Why the Insurrection Act Doesn’t Apply Here

The Insurrection Act is not a blank check for sending the military into American cities at will. It was designed for extraordinary circumstances such as rebellions, violent uprisings, or situations where state governments cannot maintain basic public order. None of those conditions exist in Minnesota today.

Governor Tim Walz has already mobilized the Minnesota National Guard to support law enforcement. State and local agencies are fully functioning. The protests — while tense and occasionally confrontational — are constitutionally protected political demonstrations. Deploying active-duty military under the Insurrection Act without clear evidence of a true “insurrection” would be a gross distortion of the law, potentially illegal, and a direct threat to civil liberties.

Legal experts have repeatedly warned that using the Act against political protesters is an abuse of presidential authority. It turns a tool intended for rare emergencies into a weapon for silencing dissent.


A Pattern of Federal Overreach

This is not an isolated incident. Since early last week, Trump has sent nearly 3,000 federal agents from ICE and Border Patrol into Minneapolis and St. Paul, despite local opposition. The president has also deployed federal forces to other Democratic-led cities such as Los Angeles, Chicago, Washington, D.C., Memphis, and Portland — often citing exaggerated claims of lawlessness. Many of these deployments have faced legal setbacks and public backlash.

What’s more troubling is the administration’s fixation on Minnesota’s Somali immigrant community, frequently framing its enforcement actions in ways that stigmatize an entire group.
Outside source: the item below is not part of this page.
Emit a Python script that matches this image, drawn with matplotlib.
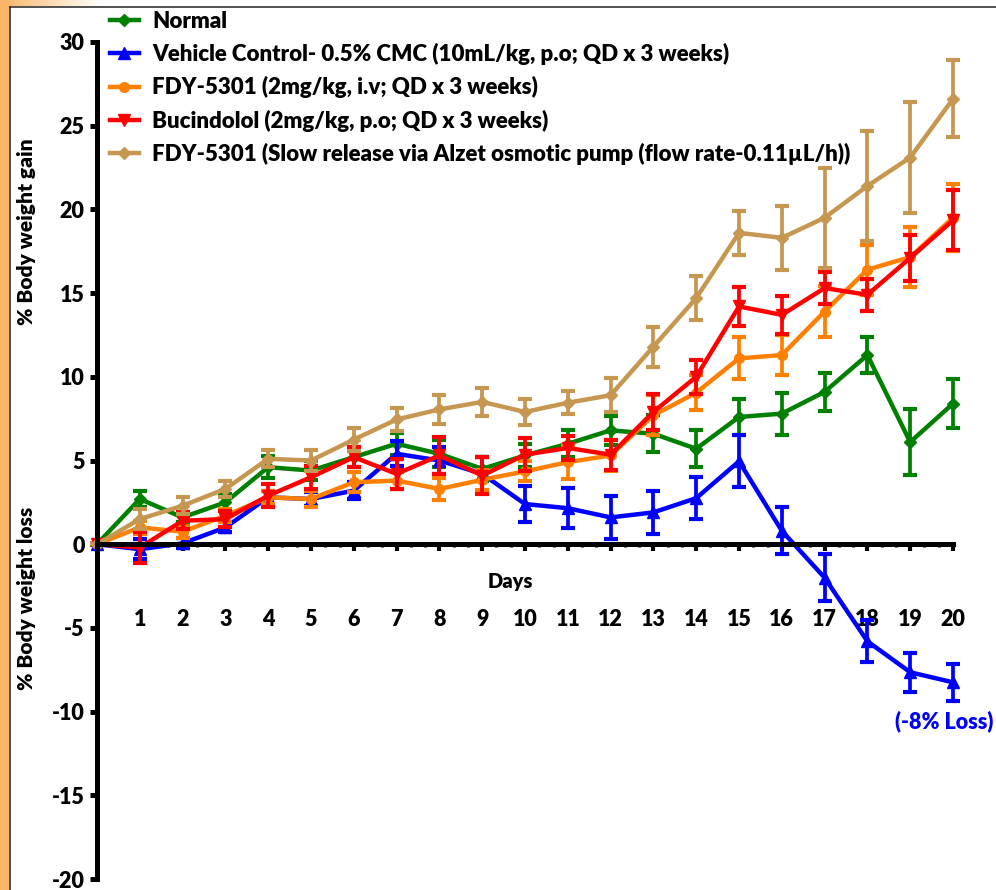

Trump has leaned on a welfare fraud scandal involving stolen federal funds as a pretext for sending in immigration agents, despite no evidence that sweeping military involvement is warranted.


Weaponizing Fear for Political Gain

This militarized response appears less about restoring public order and more about sending a political message. By painting protesters as “professional agitators” and “insurrectionists,” Trump is attempting to justify extraordinary measures that bypass local control. It’s a tactic that feeds into his broader narrative of “Democratic cities in chaos” — a narrative that benefits him politically but undermines democratic norms.
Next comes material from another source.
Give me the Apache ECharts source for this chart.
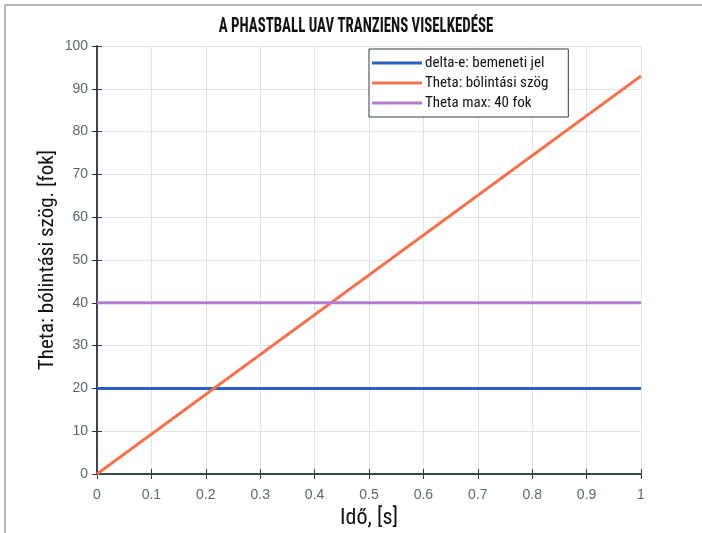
<!DOCTYPE html>
<html>
<head>
<meta charset="utf-8">
<script src="https://cdn.jsdelivr.net/npm/echarts@6/dist/echarts.min.js"></script>
<style>
  html, body { margin: 0; padding: 0; background: #fff; }
  #chart { width: 702px; height: 533px; }
</style>
</head>
<body>
<div id="chart"></div>
<script>
// time axis (s) and the three signals
const time = [0, 1]
const deltaE = [20, 20]
const theta = [0, 93]
const thetaMax = [40, 40]
const seriesNames = ['delta-e: bemeneti jel', 'Theta: bólintási szög', 'Theta max: 40 fok']

const condensed = '"Roboto Condensed", "DejaVu Sans Condensed", sans-serif'
const tickFont = '"Liberation Sans", Arial, sans-serif'
const tickColor = '#596873'
const axisColor = '#2f3b44'
const gridColor = '#dde5ec'

const pairs = (ys) => time.map((t, i) => [t, ys[i]])

const chart = echarts.init(document.getElementById('chart'))

const boxAxis = {
  min: 0,
  axisLine: { show: true, lineStyle: { color: axisColor, width: 1.5 } },
  axisTick: { show: true, inside: true, length: 5, lineStyle: { color: axisColor } },
  axisLabel: { show: false },
  splitLine: { show: false }
}

chart.setOption({
  animation: false,
  graphic: [
    {
      // frame of the original figure
      type: 'polyline',
      shape: { points: [[5, 540], [5, 5], [710, 5]] },
      style: { stroke: '#b8b8b8', lineWidth: 2, fill: null }
    },
    {
      // title, squeezed to look like the narrow font of the original
      type: 'text',
      x: 356, y: 26.5,
      scaleX: 0.745,
      style: {
        text: 'A PHASTBALL UAV TRANZIENS VISELKEDÉSE',
        x: 0, y: 0, align: 'center', verticalAlign: 'middle',
        font: 'bold 20px ' + condensed, fill: '#111'
      }
    }
  ],
  legend: {
    orient: 'vertical',
    left: 369,
    top: 49,
    data: seriesNames,
    icon: 'rect',
    itemWidth: 50,
    itemHeight: 3,
    itemGap: 0,
    padding: [4, 20, 4, 3],
    borderColor: '#2f3b44',
    borderWidth: 1,
    backgroundColor: '#fff',
    textStyle: { fontFamily: condensed, fontSize: 15, color: '#111', lineHeight: 20, padding: [0, 0, 0, -2] }
  },
  grid: { left: 97, right: 61, top: 46, bottom: 59, outerBoundsMode: 'none' },
  xAxis: [{
    type: 'value',
    min: 0, max: 1, interval: 0.1,
    name: 'Idő, [s]',
    nameLocation: 'middle',
    nameGap: 33,
    nameTextStyle: { fontFamily: condensed, fontSize: 22, color: '#111' },
    axisLine: { show: true, lineStyle: { color: axisColor, width: 1.5 } },
    axisTick: { show: true, inside: true, length: 5, lineStyle: { color: axisColor } },
    axisLabel: {
      margin: 14, color: tickColor, fontFamily: tickFont, fontSize: 14,
      formatter: (v) => String(Math.round(v * 10) / 10)
    },
    splitLine: { show: true, lineStyle: { color: gridColor, width: 1 } }
  }, Object.assign({}, boxAxis, { type: 'value', position: 'top', max: 1, interval: 0.1 })],
  yAxis: [{
    type: 'value',
    min: 0, max: 100, interval: 10,
    name: 'Theta: bólintási szög. [fok]',
    nameLocation: 'middle',
    nameGap: 39,
    nameMoveOverlap: false,
    nameTextStyle: { fontFamily: condensed, fontSize: 21, color: '#111' },
    axisLine: { show: true, lineStyle: { color: axisColor, width: 1.5 } },
    axisTick: { show: true, inside: true, length: 5, lineStyle: { color: axisColor } },
    axisLabel: { margin: 9, color: tickColor, fontFamily: tickFont, fontSize: 14 },
    splitLine: { show: true, lineStyle: { color: gridColor, width: 1 } }
  }, Object.assign({}, boxAxis, { type: 'value', position: 'right', max: 100, interval: 10 })],
  series: [
    {
      name: seriesNames[0], type: 'line', data: pairs(deltaE), showSymbol: false,
      lineStyle: { color: '#2660c4', width: 3 }, itemStyle: { color: '#2660c4' }
    },
    {
      name: seriesNames[1], type: 'line', data: pairs(theta), showSymbol: false,
      lineStyle: { color: '#f2734f', width: 3 }, itemStyle: { color: '#f2734f' }
    },
    {
      name: seriesNames[2], type: 'line', data: pairs(thetaMax), showSymbol: false,
      lineStyle: { color: '#b07dd0', width: 3 }, itemStyle: { color: '#b07dd0' }
    }
  ]
})
</script>
</body>
</html>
The notion that Minnesota’s elected officials are “corrupt” simply because they oppose his deportation drive is pure political theater. Trump’s repeated threats to deploy troops create an atmosphere of intimidation, chilling the right to protest and eroding trust between communities and the government.


The Real Danger

The true danger here isn’t in the streets of Minneapolis; it’s in the precedent being set. If a sitting president can invoke the Insurrection Act against lawful protesters, it opens the door to using military force to suppress political opposition anywhere in the country. That is not how democracy works — that’s how authoritarian regimes operate.
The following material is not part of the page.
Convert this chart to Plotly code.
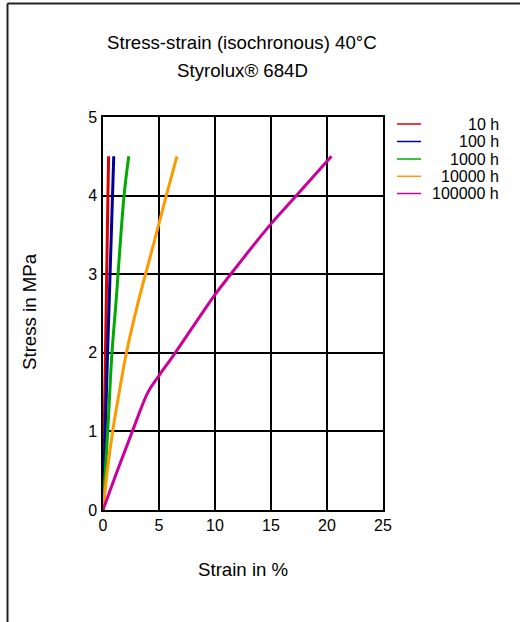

Minnesota’s situation underscores the importance of constitutional guardrails. The decision to send active-duty troops into an American city should never be made lightly, nor should it be used as a political cudgel. The Trump administration’s willingness to flirt with this kind of military intervention is not just reckless — it’s profoundly un-American.


Legal Analysis: Why the Insurrection Act Doesn’t Apply

The Insurrection Act (10 U.S.C. §§ 251–255) allows the president to deploy the military domestically in very narrow circumstances: 

  1. To suppress an insurrection against a state’s government. 
  2. To enforce federal laws when a state is unable or unwilling to do so. 
  3. To protect civil rights when a state fails to act.

Historically, its use has been rare and reserved for extraordinary emergencies: 

  • Little Rock, Arkansas (1957) – President Eisenhower sent federal troops to enforce school desegregation after the state defied Supreme Court orders. 
  • Detroit Riots (1967) – President Johnson deployed troops after violent unrest overwhelmed local police. 
  • Los Angeles Riots (1992) – President George H.W. Bush acted at California’s request after the Rodney King verdict sparked widespread violence.

In each case, there was either a breakdown in state authority or a clear refusal to enforce federal law. Minnesota’s situation today does not meet these criteria. The protests, while heated, remain fundamentally political in nature—opposing federal immigration policies and demanding accountability for a fatal shooting. The state government is fully operational, has mobilized its own Guard units, and has not refused to enforce the law.